- Prime Minister Scott Morrison has responded to Greta Thunberg’s speech before the United Nations by suggesting that the climate change debate gives kids “needless anxiety”.
- Speaking to reporters in New York, Morrison asserted that the debate over how to address climate change is laden with “misinformation”.
- Australia was not invited to speak at the climate change summit due to our perceived unwillingness to cut carbon emissions.
If there’s a poor stance to be taken on an issue pertaining to climate change, you can generally assume Australia is going to take it.
Prime Minister Scott Morrison has responded to teen climate activist Greta Thunberg’s impassioned plea for climate action by suggesting the climate debate is replete with “misinformation” which is giving the world’s kids “needless anxiety”.
Speaking to journalists in New York, Mr Morrison called for “context and perspective” on the climate debate, which one can only assume means accepting Australia’s dodgy management of carbon credits as an effective means of dealing with the problem.
“You know, I want children growing up in Australia that feel positive about their future,” the Prime Minister said, according to the Sydney Morning Herald.
“And I think it’s important that we give them that confidence, that they will not only have a wonderful country and pristine environment to live in, but they’ll also have an economy that they can live in as well.
“So I think we’ve got to caution against raising the anxieties of children in our country.”
Mr Morrison did not attend the UN climate summit on Monday, instead having Foreign Minister Marise Payne make a cursory appearance. Australia was disinvited from speaking at the summit, after UN Secretary-General Antonio Guterres warned that only countries with concrete, workable climate action plans would be able to take the stand.
Greta Thunberg’s speech, in which she castigated world leaders for their inaction on the climate problem, has dominated headlines this week.
“I should be back in school on the other side of the ocean,” she said. “Yet you all come to us young people for hope. How dare you. You have stolen my dreams and my childhood with your empty words.”
Asked to comment on that sentiment, Morrison suggested the world had dealt with existential threats before and could do so again.
“Yes, we’ve got to deal with the policy issues and we’ve got to take it seriously, but I don’t want our children having anxieties about these issues,” he said.
“I say this as a parent, too: we’ve got to make sure that our kids understand the facts, but they also have the context and the perspective, and that we do not create an anxiety among children in how we talk about and deal with these very real issues.”
Morrison went on to say he does not impose any particular view on his children when it comes to climate change and emission targets.
“I encourage them to have a passionate, independent view about how they see the world, but I also give them a lot of context,” he said.
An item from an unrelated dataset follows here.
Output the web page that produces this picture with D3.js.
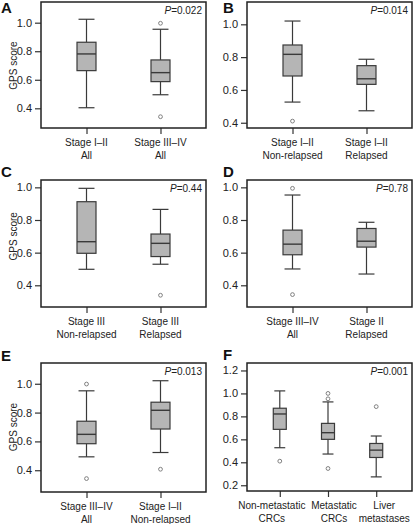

“I don’t allow them to be basically contorted into one particular view, I like them to make their own mind.
“But I also like to give them reassurance because the worst thing I would impose on any child is needless anxiety – they’ve got enough things to be anxious about.
“I’ve always liked kids to be kids. And we’ve got to let kids be kids. We can’t have them growing up as mushrooms either, but at the same time I think we’ve got to get a bit of context and perspective into this.”
Morrison’s appearance in New York follows a state visit with President Trump at the White House.
While the climate summit was happening, the prime minister was in Chicago admiring the latest in ‘smart drive-thru’ technology from McDonald’s. Our national priorities are obviously right where they need to be.